Given instruction
Type out the data exactly as given. Skip any image.

Dataset extract
-- Start --

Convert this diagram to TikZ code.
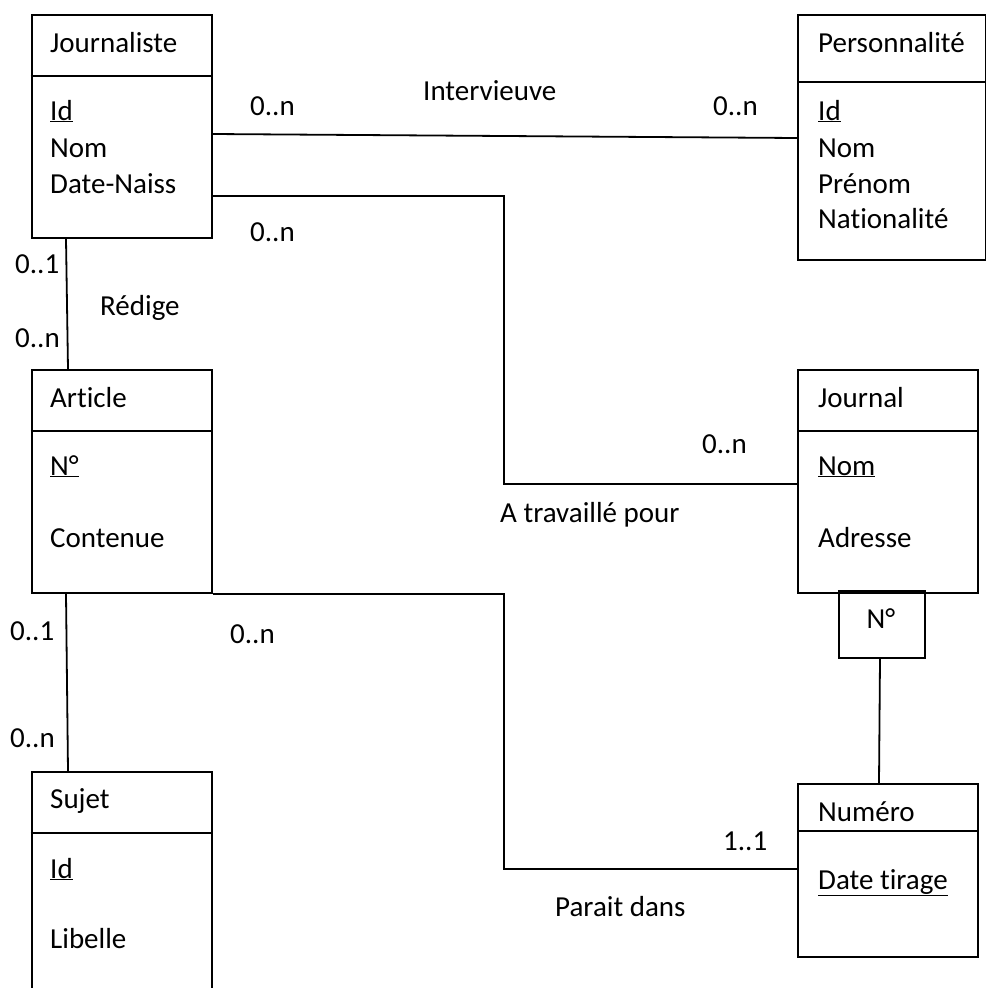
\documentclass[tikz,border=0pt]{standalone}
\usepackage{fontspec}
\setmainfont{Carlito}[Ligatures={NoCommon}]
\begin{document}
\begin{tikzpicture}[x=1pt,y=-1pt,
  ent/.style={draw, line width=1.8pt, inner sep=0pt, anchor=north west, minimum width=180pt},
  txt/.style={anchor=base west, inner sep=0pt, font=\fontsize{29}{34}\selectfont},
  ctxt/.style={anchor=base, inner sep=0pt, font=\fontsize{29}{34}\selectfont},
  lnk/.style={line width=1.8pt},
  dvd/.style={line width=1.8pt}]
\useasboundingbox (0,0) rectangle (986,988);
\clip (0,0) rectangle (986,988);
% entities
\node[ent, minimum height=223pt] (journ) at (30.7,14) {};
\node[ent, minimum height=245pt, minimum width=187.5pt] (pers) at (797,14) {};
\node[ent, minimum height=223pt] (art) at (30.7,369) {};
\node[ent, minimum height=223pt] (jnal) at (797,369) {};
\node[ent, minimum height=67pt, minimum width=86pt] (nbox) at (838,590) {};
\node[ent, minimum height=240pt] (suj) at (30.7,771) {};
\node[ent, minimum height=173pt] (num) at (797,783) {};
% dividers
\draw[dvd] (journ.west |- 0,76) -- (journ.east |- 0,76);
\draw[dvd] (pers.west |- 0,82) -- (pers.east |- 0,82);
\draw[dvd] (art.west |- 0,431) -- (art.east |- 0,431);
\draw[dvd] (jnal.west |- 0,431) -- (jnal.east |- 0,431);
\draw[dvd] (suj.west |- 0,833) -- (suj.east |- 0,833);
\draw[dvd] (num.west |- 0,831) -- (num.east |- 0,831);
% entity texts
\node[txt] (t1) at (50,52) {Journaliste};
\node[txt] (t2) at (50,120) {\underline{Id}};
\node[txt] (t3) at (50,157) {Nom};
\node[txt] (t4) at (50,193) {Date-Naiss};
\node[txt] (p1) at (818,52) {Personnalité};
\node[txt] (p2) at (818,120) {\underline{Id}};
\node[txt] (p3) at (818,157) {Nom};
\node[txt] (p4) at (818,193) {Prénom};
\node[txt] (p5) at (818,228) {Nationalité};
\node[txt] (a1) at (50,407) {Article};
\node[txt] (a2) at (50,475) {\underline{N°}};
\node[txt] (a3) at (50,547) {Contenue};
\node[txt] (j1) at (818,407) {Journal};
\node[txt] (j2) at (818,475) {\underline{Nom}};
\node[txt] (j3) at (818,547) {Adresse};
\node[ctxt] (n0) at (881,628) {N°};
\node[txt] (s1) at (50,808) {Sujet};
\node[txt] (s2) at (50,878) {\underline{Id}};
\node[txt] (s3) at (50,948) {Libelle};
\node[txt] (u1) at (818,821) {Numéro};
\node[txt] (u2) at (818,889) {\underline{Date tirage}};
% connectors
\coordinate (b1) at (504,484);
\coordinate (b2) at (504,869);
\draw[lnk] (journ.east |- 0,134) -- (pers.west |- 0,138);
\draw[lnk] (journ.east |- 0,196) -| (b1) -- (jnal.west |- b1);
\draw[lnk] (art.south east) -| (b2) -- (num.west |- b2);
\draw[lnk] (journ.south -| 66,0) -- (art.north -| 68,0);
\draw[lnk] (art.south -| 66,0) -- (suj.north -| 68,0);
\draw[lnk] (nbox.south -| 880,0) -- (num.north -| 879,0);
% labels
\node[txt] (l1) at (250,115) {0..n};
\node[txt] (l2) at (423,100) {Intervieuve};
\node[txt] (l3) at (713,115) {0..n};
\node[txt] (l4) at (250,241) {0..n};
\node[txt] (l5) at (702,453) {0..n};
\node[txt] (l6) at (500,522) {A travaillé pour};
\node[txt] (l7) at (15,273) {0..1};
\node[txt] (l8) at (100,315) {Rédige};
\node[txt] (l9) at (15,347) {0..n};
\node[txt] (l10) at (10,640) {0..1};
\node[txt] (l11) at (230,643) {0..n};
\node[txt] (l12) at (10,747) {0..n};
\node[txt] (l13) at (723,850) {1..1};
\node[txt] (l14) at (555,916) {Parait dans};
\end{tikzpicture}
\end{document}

-- End --

Task output
Convert this diagram to TikZ code.
\documentclass[tikz,border=0pt]{standalone}
\usepackage{fontspec}
\setmainfont{Carlito}[Ligatures={NoCommon}]
\begin{document}
\begin{tikzpicture}[x=1pt,y=-1pt,
  ent/.style={draw, line width=1.8pt, inner sep=0pt, anchor=north west, minimum width=180pt},
  txt/.style={anchor=base west, inner sep=0pt, font=\fontsize{29}{34}\selectfont},
  ctxt/.style={anchor=base, inner sep=0pt, font=\fontsize{29}{34}\selectfont},
  lnk/.style={line width=1.8pt},
  dvd/.style={line width=1.8pt}]
\useasboundingbox (0,0) rectangle (986,988);
\clip (0,0) rectangle (986,988);
% entities
\node[ent, minimum height=223pt] (journ) at (30.7,14) {};
\node[ent, minimum height=245pt, minimum width=187.5pt] (pers) at (797,14) {};
\node[ent, minimum height=223pt] (art) at (30.7,369) {};
\node[ent, minimum height=223pt] (jnal) at (797,369) {};
\node[ent, minimum height=67pt, minimum width=86pt] (nbox) at (838,590) {};
\node[ent, minimum height=240pt] (suj) at (30.7,771) {};
\node[ent, minimum height=173pt] (num) at (797,783) {};
% dividers
\draw[dvd] (journ.west |- 0,76) -- (journ.east |- 0,76);
\draw[dvd] (pers.west |- 0,82) -- (pers.east |- 0,82);
\draw[dvd] (art.west |- 0,431) -- (art.east |- 0,431);
\draw[dvd] (jnal.west |- 0,431) -- (jnal.east |- 0,431);
\draw[dvd] (suj.west |- 0,833) -- (suj.east |- 0,833);
\draw[dvd] (num.west |- 0,831) -- (num.east |- 0,831);
% entity texts
\node[txt] (t1) at (50,52) {Journaliste};
\node[txt] (t2) at (50,120) {\underline{Id}};
\node[txt] (t3) at (50,157) {Nom};
\node[txt] (t4) at (50,193) {Date-Naiss};
\node[txt] (p1) at (818,52) {Personnalité};
\node[txt] (p2) at (818,120) {\underline{Id}};
\node[txt] (p3) at (818,157) {Nom};
\node[txt] (p4) at (818,193) {Prénom};
\node[txt] (p5) at (818,228) {Nationalité};
\node[txt] (a1) at (50,407) {Article};
\node[txt] (a2) at (50,475) {\underline{N°}};
\node[txt] (a3) at (50,547) {Contenue};
\node[txt] (j1) at (818,407) {Journal};
\node[txt] (j2) at (818,475) {\underline{Nom}};
\node[txt] (j3) at (818,547) {Adresse};
\node[ctxt] (n0) at (881,628) {N°};
\node[txt] (s1) at (50,808) {Sujet};
\node[txt] (s2) at (50,878) {\underline{Id}};
\node[txt] (s3) at (50,948) {Libelle};
\node[txt] (u1) at (818,821) {Numéro};
\node[txt] (u2) at (818,889) {\underline{Date tirage}};
% connectors
\coordinate (b1) at (504,484);
\coordinate (b2) at (504,869);
\draw[lnk] (journ.east |- 0,134) -- (pers.west |- 0,138);
\draw[lnk] (journ.east |- 0,196) -| (b1) -- (jnal.west |- b1);
\draw[lnk] (art.south east) -| (b2) -- (num.west |- b2);
\draw[lnk] (journ.south -| 66,0) -- (art.north -| 68,0);
\draw[lnk] (art.south -| 66,0) -- (suj.north -| 68,0);
\draw[lnk] (nbox.south -| 880,0) -- (num.north -| 879,0);
% labels
\node[txt] (l1) at (250,115) {0..n};
\node[txt] (l2) at (423,100) {Intervieuve};
\node[txt] (l3) at (713,115) {0..n};
\node[txt] (l4) at (250,241) {0..n};
\node[txt] (l5) at (702,453) {0..n};
\node[txt] (l6) at (500,522) {A travaillé pour};
\node[txt] (l7) at (15,273) {0..1};
\node[txt] (l8) at (100,315) {Rédige};
\node[txt] (l9) at (15,347) {0..n};
\node[txt] (l10) at (10,640) {0..1};
\node[txt] (l11) at (230,643) {0..n};
\node[txt] (l12) at (10,747) {0..n};
\node[txt] (l13) at (723,850) {1..1};
\node[txt] (l14) at (555,916) {Parait dans};
\end{tikzpicture}
\end{document}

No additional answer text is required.